Top reviews from other countries
The book begins with facts, who is who, their backgrounds, details of the ships the recruitment of the crew. The pay they were expected to make and the work they were required to do. I was spellbound with the remedies of treating illnesses, which at times made me physically gip! This was a true history book of facts.
I was introduced to each person that would sail on the ill-fated ship The Essex, what happens was documented by the 14-year-old cabin boy in 1820, as they encountered disaster after disaster in the middle of the Pacific Ocean. The whaling ship was not due back home for 2 years and the crew of twenty would be diminished.
For the unlucky crew of The Essex, nature was about to hit back at them when a huge whale attacked the ship causing so much damage that the crew had to take to three rowboats. What follows is an account of how some of the crew managed to survive the 90 days they were at sea.
This is an absolutely engrossing book to read, there is little or no emotion from the author but he certainly stirred up enough in me for both of us. There are glimmers of hope, like a preverbal carrot continually been hung in front of these desperate men, that were just like cruel taunts. An island with no visible water, calculating the wrong direction and what to do when the food ran out?
The book goes on after the investigation of what had happened and the lives of the survivors afterward.
The book Moby Dick was created because of this factual event, a book I must revisit. This book is not just memorable it is unforgettable.
It should be pointed out that this is a tale of woe from the first to last page. The story details Captain Pollard's first command. The Nantucket whale ship Essex on a voyage to hunt Sperm whales in the Pacific ocean. Basically everything that could possibly go wrong, does go wrong and then some. Culminating in absolute unmitigated horror.
Much more than the story of a whale attacking a ship and sinking it, the book is quite an education as well. Eminently readable and compulsive, we get to learn about not just the lives of the whalers and the vagrancies of whaling but the history of the island of Nantucket and societies of the Southern and Pacific oceans, the horrors of starvation and cannibalism, the rise and fall of the whaling industry and the effects on the lives of the people it touches and indeed the flora and fauna that suffers as a result. It really seems to capture the Zeitgeist of an era long gone.
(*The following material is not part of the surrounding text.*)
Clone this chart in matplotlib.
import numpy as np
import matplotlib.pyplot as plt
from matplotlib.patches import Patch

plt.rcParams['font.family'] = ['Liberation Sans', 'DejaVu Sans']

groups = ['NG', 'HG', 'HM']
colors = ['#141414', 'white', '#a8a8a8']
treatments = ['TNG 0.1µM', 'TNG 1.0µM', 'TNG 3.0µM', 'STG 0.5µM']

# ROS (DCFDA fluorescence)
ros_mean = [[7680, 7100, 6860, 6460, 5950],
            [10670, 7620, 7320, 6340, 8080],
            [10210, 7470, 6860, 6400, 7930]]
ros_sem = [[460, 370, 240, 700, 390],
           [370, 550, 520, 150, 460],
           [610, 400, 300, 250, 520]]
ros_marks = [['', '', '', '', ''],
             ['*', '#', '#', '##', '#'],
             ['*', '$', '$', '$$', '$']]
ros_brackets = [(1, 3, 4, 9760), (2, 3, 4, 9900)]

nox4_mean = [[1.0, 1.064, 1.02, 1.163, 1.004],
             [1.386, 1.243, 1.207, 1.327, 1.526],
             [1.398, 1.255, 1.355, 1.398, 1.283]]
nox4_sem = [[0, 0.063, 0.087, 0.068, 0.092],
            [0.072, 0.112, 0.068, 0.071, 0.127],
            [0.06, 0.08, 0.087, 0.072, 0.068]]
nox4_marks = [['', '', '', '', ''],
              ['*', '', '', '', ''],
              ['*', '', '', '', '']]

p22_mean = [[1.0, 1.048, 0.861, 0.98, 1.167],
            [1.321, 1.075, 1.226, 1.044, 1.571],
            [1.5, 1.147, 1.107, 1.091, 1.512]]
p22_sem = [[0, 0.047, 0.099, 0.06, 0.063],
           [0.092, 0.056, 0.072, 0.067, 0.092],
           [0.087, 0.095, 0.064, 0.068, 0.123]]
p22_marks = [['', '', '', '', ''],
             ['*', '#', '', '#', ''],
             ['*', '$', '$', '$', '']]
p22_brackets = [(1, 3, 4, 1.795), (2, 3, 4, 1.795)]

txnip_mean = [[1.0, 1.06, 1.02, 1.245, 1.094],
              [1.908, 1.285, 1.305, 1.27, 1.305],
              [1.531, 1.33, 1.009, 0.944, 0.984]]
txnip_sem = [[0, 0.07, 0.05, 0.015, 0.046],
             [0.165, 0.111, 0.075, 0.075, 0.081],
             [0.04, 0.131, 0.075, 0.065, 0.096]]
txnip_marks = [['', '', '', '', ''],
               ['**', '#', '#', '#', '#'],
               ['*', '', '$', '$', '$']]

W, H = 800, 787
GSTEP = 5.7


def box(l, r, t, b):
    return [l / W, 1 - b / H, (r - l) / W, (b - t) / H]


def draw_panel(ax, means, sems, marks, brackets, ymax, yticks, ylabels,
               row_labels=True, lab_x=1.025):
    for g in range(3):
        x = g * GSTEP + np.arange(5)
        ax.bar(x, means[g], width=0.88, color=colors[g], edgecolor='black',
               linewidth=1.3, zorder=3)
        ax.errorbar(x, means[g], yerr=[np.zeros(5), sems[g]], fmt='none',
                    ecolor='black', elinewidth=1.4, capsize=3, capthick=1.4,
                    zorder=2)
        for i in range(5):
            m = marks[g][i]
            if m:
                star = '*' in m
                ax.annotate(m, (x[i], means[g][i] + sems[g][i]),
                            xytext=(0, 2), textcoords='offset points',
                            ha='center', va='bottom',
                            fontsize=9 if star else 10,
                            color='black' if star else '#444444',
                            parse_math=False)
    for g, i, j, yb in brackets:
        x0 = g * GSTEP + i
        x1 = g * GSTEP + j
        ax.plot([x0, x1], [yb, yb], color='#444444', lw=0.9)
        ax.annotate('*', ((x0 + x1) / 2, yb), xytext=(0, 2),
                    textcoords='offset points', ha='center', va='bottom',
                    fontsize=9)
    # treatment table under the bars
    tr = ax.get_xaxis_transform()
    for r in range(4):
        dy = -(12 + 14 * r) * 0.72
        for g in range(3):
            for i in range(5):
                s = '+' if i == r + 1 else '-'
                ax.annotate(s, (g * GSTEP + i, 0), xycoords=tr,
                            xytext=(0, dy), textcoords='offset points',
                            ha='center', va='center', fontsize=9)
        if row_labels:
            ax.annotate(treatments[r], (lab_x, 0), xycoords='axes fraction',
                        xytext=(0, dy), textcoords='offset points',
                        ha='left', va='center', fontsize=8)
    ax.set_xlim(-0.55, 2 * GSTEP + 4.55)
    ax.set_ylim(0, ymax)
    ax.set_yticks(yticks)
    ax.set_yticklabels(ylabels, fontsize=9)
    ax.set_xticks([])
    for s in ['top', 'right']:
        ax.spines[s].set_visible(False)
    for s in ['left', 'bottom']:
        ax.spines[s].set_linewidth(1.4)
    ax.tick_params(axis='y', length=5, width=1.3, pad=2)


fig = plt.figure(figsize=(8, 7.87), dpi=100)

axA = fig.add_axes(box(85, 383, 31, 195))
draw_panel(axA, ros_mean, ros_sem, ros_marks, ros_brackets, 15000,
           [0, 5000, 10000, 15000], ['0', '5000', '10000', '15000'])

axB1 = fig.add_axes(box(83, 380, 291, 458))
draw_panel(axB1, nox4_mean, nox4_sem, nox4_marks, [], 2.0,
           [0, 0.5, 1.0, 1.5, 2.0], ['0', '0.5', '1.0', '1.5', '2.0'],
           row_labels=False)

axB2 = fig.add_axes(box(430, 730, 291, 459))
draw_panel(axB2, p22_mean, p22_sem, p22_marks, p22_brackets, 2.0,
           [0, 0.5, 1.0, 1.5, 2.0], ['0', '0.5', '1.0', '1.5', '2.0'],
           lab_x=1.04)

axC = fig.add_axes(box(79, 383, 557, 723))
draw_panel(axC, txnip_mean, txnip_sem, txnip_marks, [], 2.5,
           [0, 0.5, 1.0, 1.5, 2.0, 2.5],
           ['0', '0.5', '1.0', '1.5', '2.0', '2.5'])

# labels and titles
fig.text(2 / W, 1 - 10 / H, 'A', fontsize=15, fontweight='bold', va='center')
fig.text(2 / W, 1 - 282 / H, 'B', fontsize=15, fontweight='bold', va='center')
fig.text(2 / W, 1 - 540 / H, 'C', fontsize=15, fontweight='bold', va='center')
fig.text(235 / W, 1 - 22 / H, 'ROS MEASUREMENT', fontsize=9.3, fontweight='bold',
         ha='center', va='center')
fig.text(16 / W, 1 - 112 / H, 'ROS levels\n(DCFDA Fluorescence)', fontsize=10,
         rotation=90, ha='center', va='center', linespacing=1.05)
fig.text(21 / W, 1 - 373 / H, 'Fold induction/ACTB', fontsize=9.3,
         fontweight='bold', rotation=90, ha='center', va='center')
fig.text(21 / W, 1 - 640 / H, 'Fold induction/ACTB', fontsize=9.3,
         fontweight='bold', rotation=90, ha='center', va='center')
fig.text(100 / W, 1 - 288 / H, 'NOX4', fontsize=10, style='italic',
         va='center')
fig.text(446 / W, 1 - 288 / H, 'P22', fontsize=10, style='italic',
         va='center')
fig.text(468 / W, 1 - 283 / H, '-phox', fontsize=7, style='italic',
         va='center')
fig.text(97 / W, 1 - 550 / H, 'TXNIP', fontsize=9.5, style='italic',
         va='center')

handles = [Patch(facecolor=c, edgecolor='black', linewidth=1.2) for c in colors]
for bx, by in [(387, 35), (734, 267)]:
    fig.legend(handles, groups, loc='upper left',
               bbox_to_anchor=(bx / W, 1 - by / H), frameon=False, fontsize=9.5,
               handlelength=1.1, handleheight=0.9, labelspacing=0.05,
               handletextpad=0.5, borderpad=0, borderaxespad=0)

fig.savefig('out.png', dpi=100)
There is so much of interest packed in here that there is not a dull page from cover to cover. An excellent, fascinating and valuable read, I highly recommend it to just about anyone. Although probably not good if you are easily perturbed, as it reaches into the depths of hell and does not return.
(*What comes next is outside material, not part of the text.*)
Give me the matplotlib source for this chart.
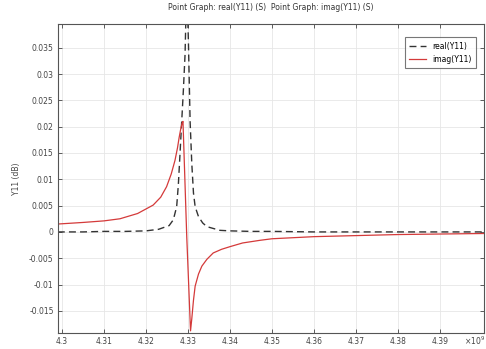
import matplotlib.pyplot as plt

# frequency in units of 1e9 Hz
freq_real = [4.299, 4.305, 4.31, 4.315, 4.32, 4.323, 4.3255, 4.3265, 4.3273, 4.3277,
             4.3281, 4.3285, 4.3289, 4.3293, 4.3297, 4.3301, 4.3305, 4.3309, 4.3313,
             4.3317, 4.3325, 4.3335, 4.3345, 4.3376, 4.34, 4.345, 4.35, 4.36, 4.38, 4.4005]
real_y11 = [0.0, 0.0, 0.0001, 0.0001, 0.0002, 0.0005, 0.0012, 0.0023, 0.0048, 0.009,
            0.0149, 0.021, 0.027, 0.0338, 0.048, 0.036, 0.021, 0.013, 0.0074,
            0.0048, 0.0029, 0.0017, 0.001, 0.0003, 0.0002, 0.0001, 0.0001, 0.0, 0.0, 0.0]

freq_imag = [4.299, 4.305, 4.31, 4.3138, 4.318, 4.3217, 4.3235, 4.3249, 4.326, 4.3269,
             4.3275, 4.3279, 4.3283, 4.3286, 4.3288, 4.3297, 4.3306, 4.3309, 4.3313,
             4.3317, 4.3325, 4.3333, 4.3345, 4.336, 4.338, 4.34, 4.343, 4.3471, 4.35,
             4.36, 4.37, 4.38, 4.39, 4.4005]
imag_y11 = [0.0015, 0.0018, 0.0021, 0.0025, 0.0035, 0.0051, 0.0066, 0.0086, 0.011, 0.0136,
            0.016, 0.018, 0.0197, 0.0207, 0.021, -0.0009, -0.0188, -0.0165, -0.013,
            -0.0103, -0.008, -0.0065, -0.0052, -0.004, -0.0033, -0.0028, -0.0021, -0.0016,
            -0.0013, -0.0009, -0.0007, -0.0005, -0.0004, -0.0003]

x_ticks = [4.3, 4.31, 4.32, 4.33, 4.34, 4.35, 4.36, 4.37, 4.38, 4.39]
y_ticks = [0.035, 0.03, 0.025, 0.02, 0.015, 0.01, 0.005, 0, -0.005, -0.01, -0.015]

plt.rcParams['font.family'] = 'DejaVu Sans'
fig = plt.figure(figsize=(4.86, 3.49), dpi=100)
ax = fig.add_axes([0.119, 0.046, 0.877, 0.885])

ax.plot(freq_real, real_y11, color='#333333', lw=1.0, ls=(0, (5, 3)), label='real(Y11)')
ax.plot(freq_imag, imag_y11, color='#d43a3a', lw=0.9, label='imag(Y11)')

ax.set_xlim(4.299, 4.4005)
ax.set_ylim(-0.0192, 0.0395)
ax.set_xticks(x_ticks)
ax.set_xticklabels([f'{t:g}' for t in x_ticks])
ax.set_yticks(y_ticks)
ax.set_yticklabels([f'{t:g}' for t in y_ticks])
ax.tick_params(direction='in', length=3, width=0.6, labelsize=5.5, colors='#444444',
               top=True, right=True, pad=3)
ax.grid(True, color='#e6e6e6', lw=0.6)
for s in ax.spines.values():
    s.set_color('#555555')
    s.set_linewidth(0.8)

ax.set_ylabel('Y11 (dB)', fontsize=5.5, color='#444444', labelpad=6)
ax.set_title('Point Graph: real(Y11) (S)  Point Graph: imag(Y11) (S)',
             fontsize=5.5, color='#333333', pad=10)
fig.text(0.955, 0.012, '×10$^{9}$', fontsize=5.5, color='#444444')

leg = ax.legend(loc='upper right', fontsize=5.5, frameon=True, fancybox=False,
                edgecolor='#555555', handlelength=2.2, borderpad=0.6,
                bbox_to_anchor=(0.99, 0.97))
leg.get_frame().set_linewidth(0.8)

fig.savefig('out.png', dpi=100)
I have never read 'Moby Dick' but this is a gripping and informative real-life account of the sinking of the 'Essex' and the awful consequences for its crew. The ship was attacked in the far Pacific by a sperm whale allegedly 85 feet long. Two head butts from the whale sealed the fate of the 'Essex'. The day to day accounts of the voyage, the sinking, and the aftermath are drawn from the writings of those who were there, including Owen Chase. The book also benefits from a recently discovered account written by Thomas Nickerson the youngest boy aboard the ship. He was only 14 when the ship set sail with him as the cabin boy. He survived to tell the tale and like all those who survived he returned to sea.
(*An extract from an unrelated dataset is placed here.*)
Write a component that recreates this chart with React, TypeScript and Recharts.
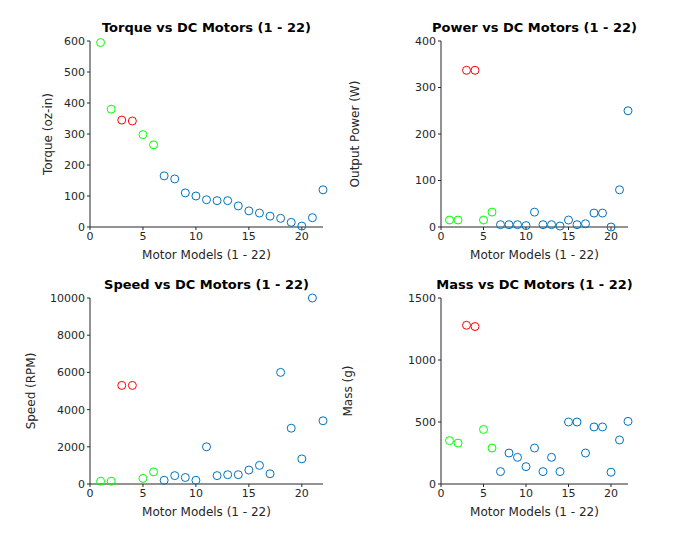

Initially the entire crew survived the sinking of the ship but only a minority survived the aftermath of 90 days or more in open boats striving to reach land. It is a story of awful things happening to ordinary men. Immediately after the sinking of the 'Essex' the men decided to avoid sailing for the known islands of the Society group or the Marquesas because of rumours of fierce cannibalism amongst their inhabitants. That was a bad decision which had the result of the surviving crew members indulging in cannibalism themselves in order to prolong their lives.
Philbrick's account of the whaling industry and its processes and its economics is very interesting. So too is his account of the role of black (African American) crewmen on the whaling ships. About one in three of the crew of the 'Essex' were black seamen. Philbrick draws a very vivid picture of Nantucket at the beginning of the 19th century as a Quaker dominated, whale-centred society. He also traces the decline in the island's fortunes to faded glory as the whaling fleet withered away later in the century. Finally he brings us up to date with the current up-market style of the place as a tourist magnet. How times change.
All in all, a gripping story well written.
Having been rammed by an angry whale the Essex sank within ten minutes and its twenty one man crew took to the sea with scant provisions in three whaling boats. What follows is a four thousands mile plus sea odyssey of incredible suffering and privation. Despite some serious errors of judgement where closer landfall could have been reached such as Easter Island, Pitcairn or Tahiti...the survivors show remarkable seamanship in reaching Chile after spending a desperate three months adrift.
This is not a tale along the lines of Shackleton's epic South however where all live to tell the tale of their ordeal. Only two of the three boats reach safety and only eight of the twenty one crewmen survive the journey, the remainder die a terrible death mainly from lack of food, water or from the elements. When I say `mainly', some of the occupants die by `lot' selection by their crewmates and are simply killed....you can guess what comes after that...yes you guessed it messmate cannibalism!
This is a well written explanatory book that as well as highlighting the individual characters involved also gives a good descriptive narrative of the whaling techniques and equipment of the period. The description of the boat journeys however is the coup de main as the suffering and the despair of the crew leaps out from the pages....a great read!